If you wear it - and wear it out - Lin Tian Fu can fix it.
Zipper stubbornly stuck? Favorite shoes need soles?
OK, have a seat, if you can find one amid the ankle-deep clutter of Lin's nook.
Pants too long? Leather bag missing stitches?
"You leave, come next days," says Lin, 71, more or less maxing out his English.
A legal permanent resident who emigrated 12 years ago from Shenzhen, Guangdong Province, China, Lin is a jack-of-all-needle-trades, working in a space no bigger than a walk-in closet. The business he calls "Repair" has no sign and is nearly invisible to passersby - hidden by the stairwell of a shabby building at 11th and Race Streets in Philadelphia's Chinatown. Its nearest neighbor: Asia Supermarket, a basement grocery store.
In China, Lin was a farmer, construction worker, woodworker, shoemaker, and tailor, anything to make a living. In 2004, sponsored by his wife's brother, Lin and his wife came to the United States seeking opportunity.
Hardworking and independent, he personifies research often cited by the nonprofit Welcoming Center for New Pennsylvanians: Despite language and cultural barriers, immigrants such as Lin are 30 percent more likely to start a business than nonimmigrants. They are natural entrepreneurs, by inclination and often necessity.
"New immigrants are reinvigorating Chinatown, a 150-year-old community still fighting off repeated threats to its existence," the national advocacy group Asian Americans Advancing Justice wrote in a 2013 study of the neighborhood. Over time, those threats have included an expressway that has limited the community's growth, and a plan, since abandoned, to build a sports stadium at 12th and Vine Streets.
In 2000, 18,000 people born in China lived in Philadelphia, according to census data. By 2010, their number had grown to 33,000, and Chinese (not including Taiwanese) made up the city's largest Asian American ethnic group. They still do.
As a green-card holder, Lin is not eligible to vote, and he expressed no immediate plan to seek citizenship. But he is aware of President-elect Donald Trump's views on immigrants, and the inhospitable cultural climate that often confronts them. Lin said he wants everyone to know that immigrants contribute to society.
"Hopefully, they will understand that we are self-reliant," he said, speaking through a Cantonese interpreter.
With recorded Chinese classical music and an occasional opera on DVD as his only diversions, Lin spends his days alone on a low-slung chair amid glue pots, squeeze tubes, lubricants, scissors, hammers, pliers, three sewing machines, a made-in-China cobbler's contraption, a Ryobi grinding wheel, and scraps of fabric and rubber, for which he invariably finds a use. Nothing goes to waste.
Word of mouth and a bilingual business card are his only forms of advertising.
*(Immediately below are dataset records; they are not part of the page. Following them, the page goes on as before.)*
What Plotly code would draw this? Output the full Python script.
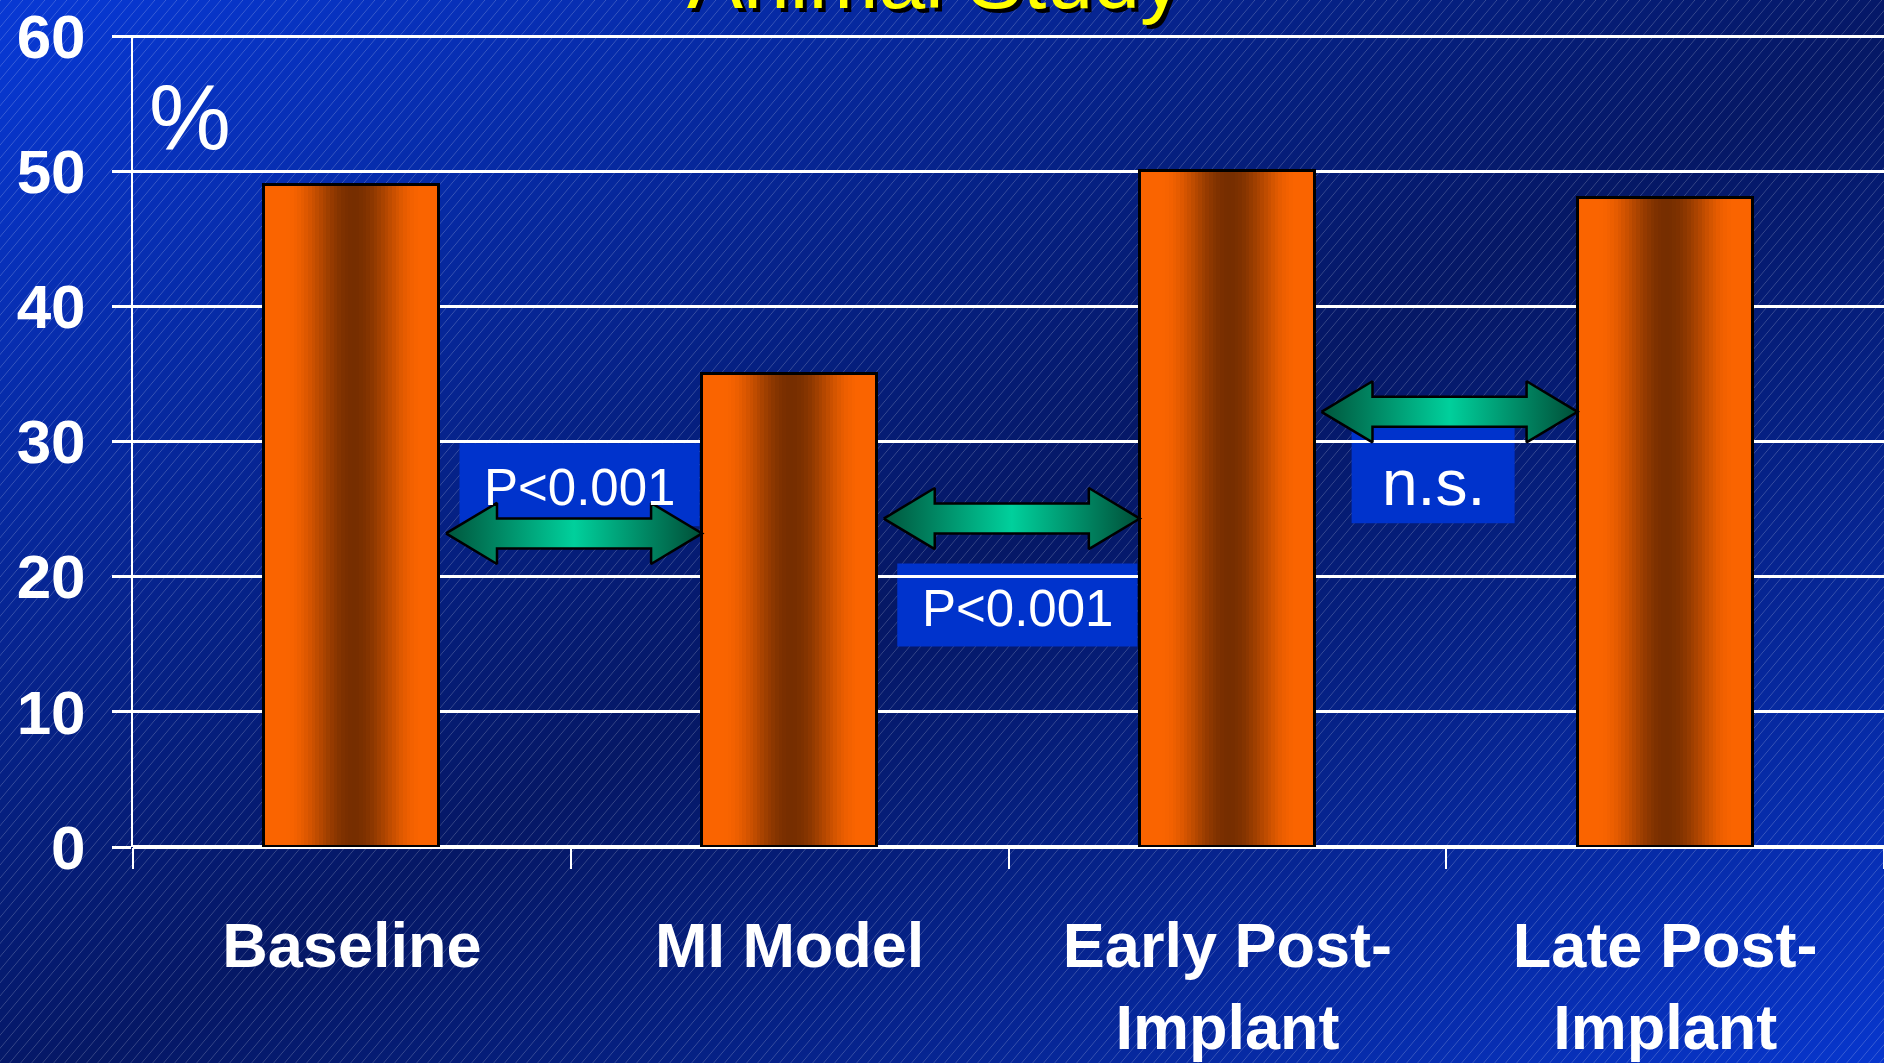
import base64
import struct
import zlib

import numpy as np
import plotly.graph_objects as go

# ---- data -------------------------------------------------------------
categories = ["Baseline", "MI Model", "Early Post-Implant", "Late Post-Implant"]
tick_labels = ["Baseline", "MI Model", "Early Post-<br>Implant", "Late Post-<br>Implant"]
values = [49, 35, 50, 48]

# pairwise comparisons between neighbouring groups
cmp_from = [0, 1, 2]
cmp_arrow_y = [23.2, 24.3, 32.2]
cmp_labels = ["P&lt;0.001", "P&lt;0.001", "n.s."]
cmp_label_x = [0.52, 1.52, 2.47]
cmp_label_y = [26.8, 17.9, 27.5]
cmp_font_size = [51, 51, 64]
cmp_text_shift = [-3, -3, -8]
cmp_box_w = [240, 240, 163]
cmp_box_h = [83, 83, 96]

y_ticks = [0, 10, 20, 30, 40, 50, 60]
title_text = "Animal Study"
unit_text = "%"

# ---- geometry of the page ---------------------------------------------
W, H = 1884, 1063
ML, MR, MT, MB = 133, 0, 35, 216
PW, PH = W - ML - MR, H - MT - MB
FONT = "Liberation Sans, Arial, sans-serif"


def png_data_uri(rgb):
    h, w, _ = rgb.shape
    rows = np.concatenate([np.zeros((h, 1), np.uint8), rgb.reshape(h, w * 3)], axis=1)

    def chunk(tag, data):
        return (struct.pack(">I", len(data)) + tag + data
                + struct.pack(">I", zlib.crc32(tag + data) & 0xFFFFFFFF))

    png = (b"\x89PNG\r\n\x1a\n"
           + chunk(b"IHDR", struct.pack(">IIBBBBB", w, h, 8, 2, 0, 0, 0))
           + chunk(b"IDAT", zlib.compress(rows.tobytes(), 6))
           + chunk(b"IEND", b""))
    return "data:image/png;base64," + base64.b64encode(png).decode()


def slide_background():
    yy, xx = np.mgrid[0:H, 0:W].astype(np.float32)
    u = (xx / W + yy / H) / 2.0
    f = np.clip(np.abs(u - 0.52) * 2.0, 0, 1) ** 1.1
    dark = np.array([5, 24, 102], np.float32)
    bright = np.array([8, 56, 210], np.float32)
    img = dark + (bright - dark) * f[..., None]
    # fine diagonal pinstripes
    slope = 1.19
    period = 11.0 * slope
    v = np.mod(slope * xx + yy, period)
    d = np.minimum(v, period - v) / np.hypot(slope, 1.0)
    a = np.clip(1.0 - d / 0.7, 0, 1) * 0.2
    img = img * (1 - a[..., None]) + 255.0 * a[..., None]
    return np.clip(img, 0, 255).astype(np.uint8)


def bar_shade(t):
    orange = np.array([250, 100, 0])
    brown = np.array([118, 46, 0])
    d = abs(t - 0.51) / 0.39
    k = 0.0 if d >= 1 else 0.5 * (1 + np.cos(np.pi * d))
    c = orange * (1 - k) + brown * k
    return "rgb(%d,%d,%d)" % tuple(int(round(x)) for x in c)


fig = go.Figure()

# ---- bars: vertical strips give the cylinder shading ------------------
bar_w = 0.4
n_strips = 48
step = bar_w / n_strips
for i in range(n_strips):
    off = -bar_w / 2 + i * step
    wid = min(step * 1.35, bar_w / 2 - off)
    fig.add_trace(go.Bar(
        x=categories, y=values, width=wid, offset=off,
        marker=dict(color=bar_shade((i + 0.5) / n_strips), line=dict(width=0)),
        hoverinfo="skip", showlegend=False,
    ))
fig.add_trace(go.Bar(
    x=categories, y=values, width=bar_w,
    marker=dict(color="rgba(0,0,0,0)", line=dict(color="black", width=3)),
    showlegend=False, hovertemplate="%{x}: %{y}%<extra></extra>",
))

# ---- double-headed comparison arrows ----------------------------------
head_len = 0.1165
head_half = 2.26
shaft_half = 1.11
for i, yc in zip(cmp_from, cmp_arrow_y):
    xl, xr = i + 0.215, i + 0.8
    xs = [xl, xl + head_len, xl + head_len, xr - head_len, xr - head_len, xr,
          xr - head_len, xr - head_len, xl + head_len, xl + head_len, xl]
    ys = [yc, yc + head_half, yc + shaft_half, yc + shaft_half, yc + head_half, yc,
          yc - head_half, yc - shaft_half, yc - shaft_half, yc - head_half, yc]
    fig.add_trace(go.Scatter(
        x=xs, y=ys, xaxis="x2", yaxis="y", mode="lines", fill="toself",
        line=dict(color="black", width=2.5),
        fillgradient=dict(type="horizontal",
                          colorscale=[[0, "#00553c"], [0.5, "#00d09c"], [1, "#004e37"]]),
        hoverinfo="skip", showlegend=False,
    ))

shapes = []
annotations = []
for lx, ly, lab, fs, ys_, bw, bh in zip(cmp_label_x, cmp_label_y, cmp_labels, cmp_font_size,
                                        cmp_text_shift, cmp_box_w, cmp_box_h):
    shapes.append(dict(
        type="rect", xref="x", yref="y", layer="below",
        xsizemode="pixel", ysizemode="pixel", xanchor=lx, yanchor=ly,
        x0=-bw / 2, x1=bw / 2, y0=-bh / 2, y1=bh / 2,
        fillcolor="#0033cc", line=dict(width=0),
    ))
    annotations.append(dict(
        x=lx, y=ly, xref="x2", yref="y", text=lab, showarrow=False,
        font=dict(family=FONT, size=fs, color="white"), yshift=ys_,
    ))

annotations.append(dict(
    x=-0.37, y=54, xref="x2", yref="y", text=unit_text, showarrow=False,
    font=dict(family=FONT, size=92, color="white"),
))

# title with drop shadow, running off the top of the slide
for color, dx, dy in (("black", 4, -4), ("#ffff00", 0, 0)):
    annotations.append(dict(
        x=(934 - ML) / PW, y=1, xref="paper", yref="paper", yanchor="bottom",
        text=title_text, showarrow=False, xshift=dx, yshift=7 + dy,
        font=dict(family=FONT, size=84, color=color),
    ))

fig.update_layout(
    width=W, height=H,
    margin=dict(l=ML, r=MR, t=MT, b=MB, autoexpand=False),
    paper_bgcolor="#062090", plot_bgcolor="rgba(0,0,0,0)",
    barmode="overlay", bargap=0,
    showlegend=False,
    images=[dict(
        source=png_data_uri(slide_background()), xref="paper", yref="paper",
        x=-ML / PW, y=1 + MT / PH, sizex=W / PW, sizey=H / PH,
        xanchor="left", yanchor="top", sizing="stretch", layer="below",
    )],
    xaxis=dict(
        type="category", range=[-0.5, 3.5], categoryorder="array", categoryarray=categories,
        tickmode="array", tickvals=categories, ticktext=tick_labels,
        tickson="boundaries", ticks="outside", ticklen=21, tickwidth=2, tickcolor="white",
        showgrid=False, showline=False, zeroline=False,
        tickfont=dict(family=FONT, size=63, color="white", weight="bold"),
        ticklabelstandoff=56,
    ),
    xaxis2=dict(overlaying="x", range=[-0.5, 3.5], visible=False, fixedrange=True),
    yaxis=dict(
        range=[0, 60.08], tickmode="array", tickvals=y_ticks,
        ticks="outside", ticklen=19, tickwidth=3, tickcolor="white",
        showgrid=True, gridcolor="white", gridwidth=3,
        zeroline=True, zerolinecolor="white", zerolinewidth=4,
        showline=True, linecolor="white", linewidth=2,
        tickfont=dict(family=FONT, size=62, color="white", weight="bold"),
        ticklabelstandoff=14, ticklabeloverflow="allow",
    ),
    shapes=shapes,
    annotations=annotations,
)

fig.write_html("out.html")
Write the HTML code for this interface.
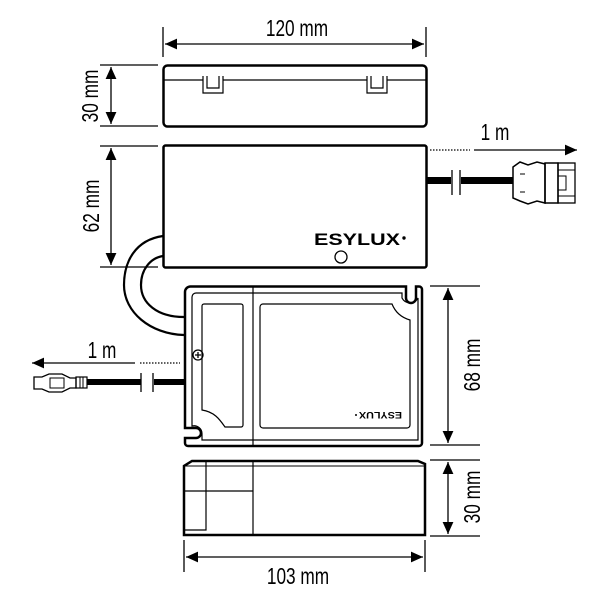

The basement grocery brings foot traffic. He estimates that 40 percent of customers bring shoes; 60 percent, various sewing projects.
John Chin, executive director of Philadelphia's Chinatown Development Corp., which promotes the district as a residential and business community, recently took his 19-year-old daughter Sydney's boots to Lin for new heel caps.
"He was very detailed," said Chin. "The way the boots were manufactured, they needed thicker replacement caps than Lin had. So he took two or three thinner pieces and bonded them.
"I said, 'That's fine, whatever you decide works,' " said Chin, whose daughter, a student at Emerson College, will soon put Lin's craftsmanship to the test of a Boston winter.
Mandarin and Cantonese-speaking customers sometimes stay to chat. English-only customers are left to pantomime, holding up fingers to confirm a price, or pointing to a wall calendar to know when to come back.
Divorced now, Lin lives alone in senior housing near 22nd and Market Streets. By charging less than fancier shops, he makes a modest living. As a green-card holder with more than 10 years of employment in the U.S., Lin is eligible for food stamps but doesn't take them, he said, because he is healthy and able to work for his sustenance.
Sweeping a hand through his jet black pompadour, he said he plans to fully retire in three to five years.
Until then, if you need to know his hours, consult the sign taped to the inside of his glass door.
Written in Chinese and English, in the good-luck colors of yellow and red, it reads, "Business operation: 8 days a week, 10 a.m. to 8 p.m. Close on 32nd each month. Except in exceptional circumstances."